> _WHAT IS EXPECTED_
Begin at the first line of the data and copy each line through the one containing "(0,0) rectangle (2832,589);", that line included, with no pictures.

>> Start DATA PROVIDED

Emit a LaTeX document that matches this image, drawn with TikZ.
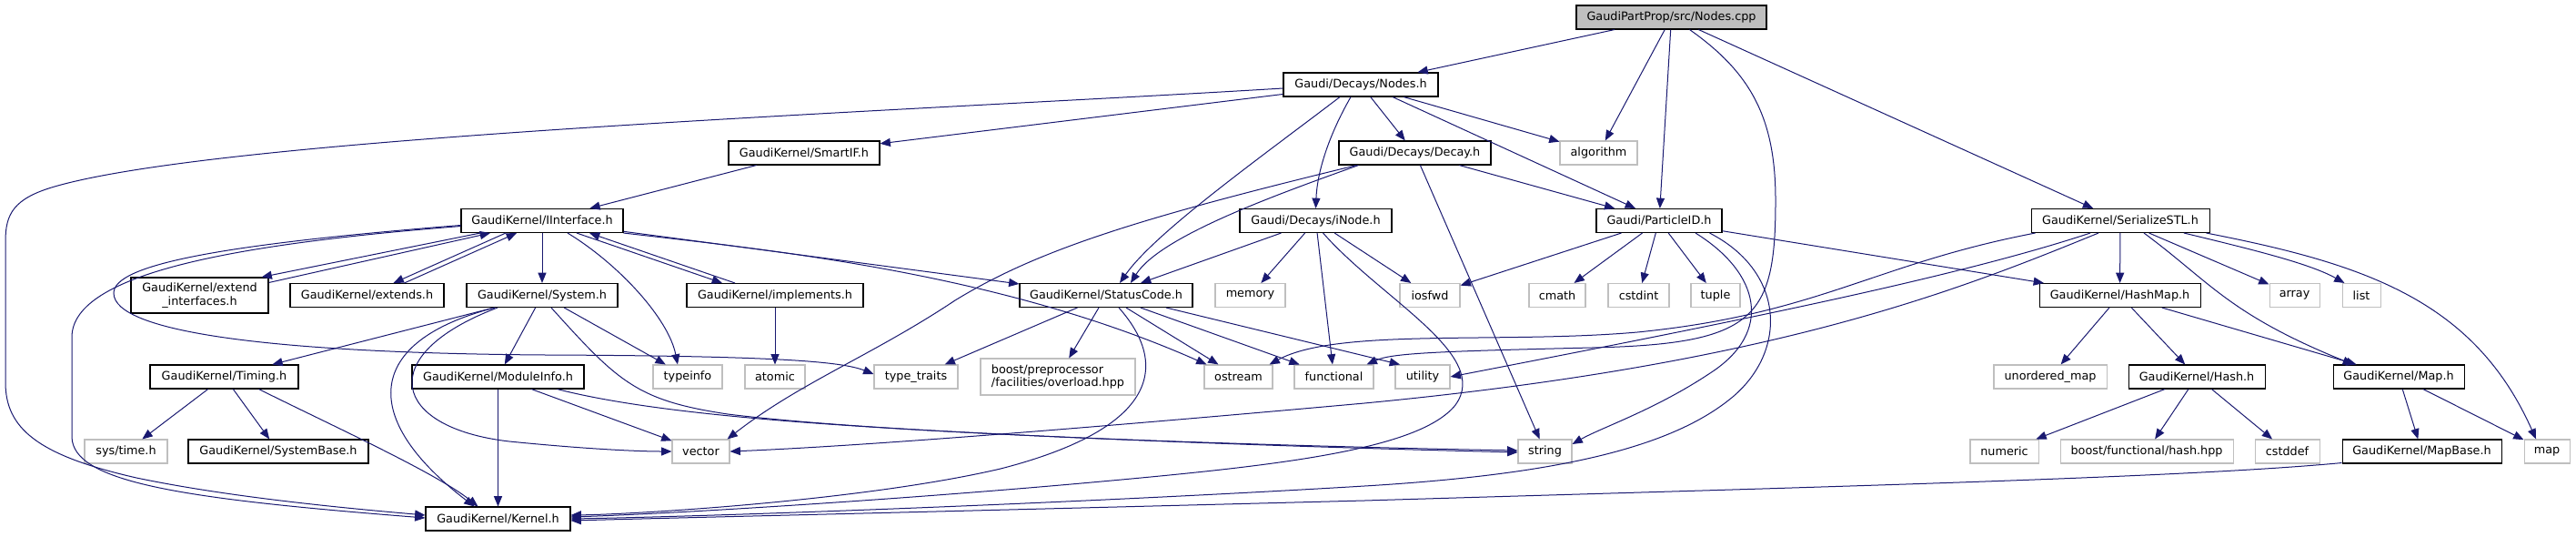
\documentclass[tikz,border=0pt]{standalone}
\usepackage{fontspec}
\setmainfont{DejaVu Sans}
\usetikzlibrary{arrows.meta,calc}
\definecolor{edgeblue}{HTML}{191970}
\definecolor{extgray}{HTML}{BFBFBF}
\begin{document}
\begin{tikzpicture}[x=0.75pt,y=-0.75pt,
  nd/.style={rectangle, minimum height=19.5pt, minimum width=#1*0.75pt, inner sep=1pt, font=\fontsize{9.6}{11}\selectfont, text=black},
  intbox/.style={nd=#1, draw=black, line width=0.8pt, fill=white},
  extbox/.style={nd=#1, draw=extgray, line width=0.8pt, fill=white},
  rootbox/.style={nd=#1, draw=black, line width=0.8pt, fill=extgray},
  ed/.style={draw=edgeblue, line width=0.75pt, -{Triangle[length=8.5pt,width=6.8pt]}}]
\useasboundingbox (0,0) rectangle (2832,589);

% nodes
\node[rootbox=209] (cpp) at (1837.5,19) {GaudiPartProp/src/Nodes.cpp};
\node[intbox=170] (nodesh) at (1496,93) {Gaudi/Decays/Nodes.h};
\node[intbox=166] (smartif) at (884,168) {GaudiKernel/SmartIF.h};
\node[intbox=167] (decay) at (1555.5,168) {Gaudi/Decays/Decay.h};
\node[extbox=85] (algorithm) at (1757.5,168) {algorithm};
\node[intbox=178] (iinterface) at (596,242.5) {GaudiKernel/IInterface.h};
\node[intbox=167] (inode) at (1446.5,242.5) {Gaudi/Decays/iNode.h};
\node[intbox=138] (pid) at (1824,242.5) {Gaudi/ParticleID.h};
\node[intbox=196] (sstl) at (2331,242.5) {GaudiKernel/SerializeSTL.h};
\node[intbox=151, minimum height=29.25pt, align=center] (extint) at (219.5,324.5) {GaudiKernel/extend\\\_interfaces.h};
\node[intbox=169] (extends) at (403.5,324.5) {GaudiKernel/extends.h};
\node[intbox=166] (system) at (596,324.5) {GaudiKernel/System.h};
\node[intbox=194] (implements) at (852,324.5) {GaudiKernel/implements.h};
\node[intbox=190] (statuscode) at (1216,324.5) {GaudiKernel/StatusCode.h};
\node[extbox=77] (memory) at (1374.5,324.5) {memory};
\node[extbox=66] (iosfwd) at (1572,324.5) {iosfwd};
\node[extbox=62] (cmath) at (1712,324.5) {cmath};
\node[extbox=67] (cstdint) at (1801.5,324.5) {cstdint};
\node[extbox=54] (tuple) at (1886,324.5) {tuple};
\node[intbox=177] (hashmap) at (2330.5,324.5) {GaudiKernel/HashMap.h};
\node[extbox=55] (array) at (2522.5,324.5) {array};
\node[extbox=42] (list) at (2596,324.5) {list};
\node[intbox=163] (timing) at (246.5,414) {GaudiKernel/Timing.h};
\node[intbox=189] (moduleinfo) at (547.5,414) {GaudiKernel/ModuleInfo.h};
\node[extbox=76] (typeinfo) at (756,414) {typeinfo};
\node[extbox=66] (atomic) at (852,414) {atomic};
\node[extbox=92] (typetraits) at (1007,414) {type\_traits};
\node[extbox=170, minimum height=30pt, align=left] (boostpp) at (1163,414) {boost/preprocessor\\/facilities/overload.hpp};
\node[extbox=75] (ostream) at (1361.5,414) {ostream};
\node[extbox=87] (functional) at (1466.5,414) {functional};
\node[extbox=60] (utility) at (1564,414) {utility};
\node[extbox=124] (unordmap) at (2254,414) {unordered\_map};
\node[intbox=150] (hash) at (2415,414) {GaudiKernel/Hash.h};
\node[intbox=144] (maph) at (2637,414) {GaudiKernel/Map.h};
\node[extbox=91] (systime) at (138.5,496) {sys/time.h};
\node[intbox=198] (systembase) at (306,496) {GaudiKernel/SystemBase.h};
\node[extbox=63] (vector) at (770.5,496) {vector};
\node[extbox=59] (string) at (1698.5,496) {string};
\node[extbox=75] (numeric) at (2203.5,496) {numeric};
\node[extbox=190] (boosthash) at (2360,496) {boost/functional/hash.hpp};
\node[extbox=71] (cstddef) at (2514.5,496) {cstddef};
\node[intbox=175] (mapbase) at (2662.5,496) {GaudiKernel/MapBase.h};
\node[extbox=50] (mapn) at (2800,496) {map};
\node[intbox=159] (kernel) at (547.5,570) {GaudiKernel/Kernel.h};

% Nodes.cpp
\draw[ed] (cpp) -- (nodesh);
\draw[ed] (cpp) -- (algorithm);
\draw[ed] (cpp) -- (pid);
\draw[ed] (cpp) -- (sstl);
\draw[ed] ($(cpp.south)+(20,0)$) .. controls (1925,80) and (1952,130) .. (1952,220) .. controls (1952,350) and (1930,378) .. (1750,382) .. controls (1580,386) and (1530,388) .. ($(functional.north east)+(-8,0)$);

% Nodes.h
\draw[ed] ($(nodesh.west)+(0,4)$) .. controls (1000,122) and (250,150) .. (60,205) .. controls (15,218) and (6,235) .. (6,265) -- (6,420) .. controls (6,470) and (40,500) .. (150,525) .. controls (260,548) and (400,560) .. ($(kernel.west)+(0,-4)$);
\draw[ed] (nodesh) -- (smartif);
\draw[ed] ($(nodesh.south)+(-23,0)$) .. controls (1390,170) and (1270,255) .. ($(statuscode.north)+(15,0)$);
\draw[ed] ($(nodesh.south)+(-11,0)$) .. controls (1460,150) and (1448,190) .. (inode.north);
\draw[ed] (nodesh) -- (decay);
\draw[ed] (nodesh) -- (algorithm);
\draw[ed] ($(nodesh.south)+(35,0)$) -- ($(pid.north)+(-26,0)$);

% SmartIF
\draw[ed] (smartif) -- (iinterface);

% Decay.h
\draw[ed] (decay) -- (pid);
\draw[ed] ($(decay.south)+(-62,0)$) .. controls (1400,215) and (1275,260) .. ($(statuscode.north)+(27,0)$);
\draw[ed] ($(decay.south)+(-64,0)$) .. controls (1250,240) and (1140,275) .. (1050,330) .. controls (960,390) and (880,420) .. ($(vector.north east)+(-3,0)$);
\draw[ed] (decay) -- (string);

% IInterface.h
\draw[ed] ($(iinterface.south)+(-68,0)$) -- ($(extint.north east)+(-8,0)$);
\draw[ed] ($(extint.east)+(0,-14)$) -- ($(iinterface.south)+(-57,0)$);
\draw[ed] ($(iinterface.south)+(-40,0)$) -- ($(extends.north)+(29,0)$);
\draw[ed] ($(extends.north)+(41,0)$) -- ($(iinterface.south)+(-28,0)$);
\draw[ed] (iinterface) -- (system);
\draw[ed] ($(iinterface.south)+(38,0)$) -- ($(implements.north)+(-58,0)$);
\draw[ed] ($(implements.north)+(-44,0)$) -- ($(iinterface.south)+(52,0)$);
\draw[ed] ($(iinterface.south)+(28,0)$) .. controls (680,290) and (735,350) .. ($(typeinfo.north)+(-11,0)$);
\draw[ed] (iinterface) -- (statuscode);
\draw[ed] (iinterface.south east) .. controls (850,275) and (1100,300) .. ($(ostream.north west)+(3,0)$);
\draw[ed] ($(iinterface.west)+(0,5)$) .. controls (250,268) and (125,290) .. (125,322) .. controls (125,365) and (300,388) .. (600,390) .. controls (850,391) and (925,397) .. ($(typetraits.west)+(0,-3)$);
\draw[ed] ($(iinterface.west)+(0,6)$) .. controls (260,268) and (80,300) .. (79,370) -- (79,480) .. controls (80,530) and (200,548) .. ($(kernel.west)+(0,-1)$);

% System.h
\draw[ed] (system) -- (timing);
\draw[ed] ($(system.south)+(-52,0)$) .. controls (400,375) and (395,460) .. ($(kernel.north)+(-26,0)$);
\draw[ed] ($(system.south)+(-49,0)$) .. controls (410,390) and (430,470) .. (560,485) .. controls (640,493) and (700,496) .. (vector.west);
\draw[ed] (system) -- (moduleinfo);
\draw[ed] (system) -- (typeinfo);
\draw[ed] ($(system.south)+(10,0)$) .. controls (680,420) and (700,440) .. (800,455) .. controls (1000,480) and (1500,492) .. ($(string.west)+(0,-1)$);

% ModuleInfo.h
\draw[ed] (moduleinfo) -- (kernel);
\draw[ed] (moduleinfo) -- (vector);
\draw[ed] ($(moduleinfo.south)+(65,0)$) .. controls (720,455) and (900,467) .. (1100,477) .. controls (1350,489) and (1550,494) .. ($(string.west)+(0,1)$);

% Timing.h
\draw[ed] (timing) -- (systime);
\draw[ed] (timing) -- (systembase);
\draw[ed] ($(timing.south)+(38,0)$) .. controls (370,470) and (480,520) .. ($(kernel.north)+(-22,0)$);

% implements.h
\draw[ed] (implements) -- (atomic);

% StatusCode.h
\draw[ed] (statuscode) -- (typetraits);
\draw[ed] (statuscode) -- (boostpp);
\draw[ed] ($(statuscode.south)+(14,0)$) .. controls (1285,400) and (1275,470) .. (1100,515) .. controls (950,550) and (700,565) .. ($(kernel.east)+(0,-4)$);
\draw[ed] (statuscode) -- (ostream);
\draw[ed] (statuscode) -- (functional);
\draw[ed] ($(statuscode.south)+(66,0)$) -- ($(utility.north)+(-25,0)$);

% iNode.h
\draw[ed] (inode) -- (statuscode);
\draw[ed] (inode) -- (memory);
\draw[ed] (inode) -- (functional);
\draw[ed] (inode) -- (iosfwd);
\draw[ed] ($(inode.south)+(8,0)$) .. controls (1520,330) and (1640,390) .. (1600,445) .. controls (1560,495) and (1400,512) .. (1200,530) .. controls (1000,548) and (750,564) .. ($(kernel.east)+(0,-2)$);

% ParticleID.h
\draw[ed] (pid) -- (iosfwd);
\draw[ed] (pid) -- (cmath);
\draw[ed] (pid) -- (cstdint);
\draw[ed] (pid) -- (tuple);
\draw[ed] ($(pid.south)+(40,0)$) .. controls (1935,300) and (1950,365) .. (1880,410) .. controls (1820,450) and (1760,470) .. ($(string.east)+(0,-8)$);
\draw[ed] ($(pid.south east)+(-14,0)$) .. controls (1965,300) and (1965,390) .. (1900,440) .. controls (1830,495) and (1700,522) .. (1500,534) .. controls (1200,552) and (800,567) .. (kernel.east);
\draw[ed] (pid) -- (hashmap);

% SerializeSTL.h
\draw[ed] ($(sstl.south west)+(5,0)$) .. controls (2060,290) and (2000,345) .. (1800,365) .. controls (1650,378) and (1470,360) .. ($(ostream.north east)+(-4,0)$);
\draw[ed] ($(sstl.south)+(-33,0)$) .. controls (2150,305) and (1900,355) .. (utility.east);
\draw[ed] ($(sstl.south)+(-24,0)$) .. controls (2150,320) and (1950,400) .. (1500,443) .. controls (1200,470) and (950,490) .. (vector.east);
\draw[ed] (sstl) -- (hashmap);
\draw[ed] ($(sstl.south)+(26,0)$) .. controls (2430,310) and (2450,345) .. ($(maph.north)+(-50,0)$);
\draw[ed] (sstl) -- (array);
\draw[ed] ($(sstl.south)+(70,0)$) .. controls (2480,275) and (2540,290) .. ($(list.north west)+(3,0)$);
\draw[ed] ($(sstl.south east)+(-4,0)$) .. controls (2600,290) and (2720,330) .. ($(mapn.north)+(-12,0)$);

% HashMap.h
\draw[ed] (hashmap) -- (unordmap);
\draw[ed] (hashmap) -- (hash);
\draw[ed] (hashmap) -- (maph);

% Hash.h
\draw[ed] (hash) -- (numeric);
\draw[ed] (hash) -- (boosthash);
\draw[ed] (hash) -- (cstddef);

% Map.h
\draw[ed] (maph) -- (mapbase);
\draw[ed] (maph) -- (mapn);

% MapBase.h
\draw[ed] ($(mapbase.south west)+(0,-1)$) .. controls (2400,525) and (2000,535) .. (1500,550) .. controls (1000,563) and (700,570) .. ($(kernel.east)+(0,2)$);
\end{tikzpicture}
\end{document}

>> End DATA PROVIDED

> _TASK OUTPUT_
Emit a LaTeX document that matches this image, drawn with TikZ.
\documentclass[tikz,border=0pt]{standalone}
\usepackage{fontspec}
\setmainfont{DejaVu Sans}
\usetikzlibrary{arrows.meta,calc}
\definecolor{edgeblue}{HTML}{191970}
\definecolor{extgray}{HTML}{BFBFBF}
\begin{document}
\begin{tikzpicture}[x=0.75pt,y=-0.75pt,
  nd/.style={rectangle, minimum height=19.5pt, minimum width=#1*0.75pt, inner sep=1pt, font=\fontsize{9.6}{11}\selectfont, text=black},
  intbox/.style={nd=#1, draw=black, line width=0.8pt, fill=white},
  extbox/.style={nd=#1, draw=extgray, line width=0.8pt, fill=white},
  rootbox/.style={nd=#1, draw=black, line width=0.8pt, fill=extgray},
  ed/.style={draw=edgeblue, line width=0.75pt, -{Triangle[length=8.5pt,width=6.8pt]}}]
\useasboundingbox (0,0) rectangle (2832,589);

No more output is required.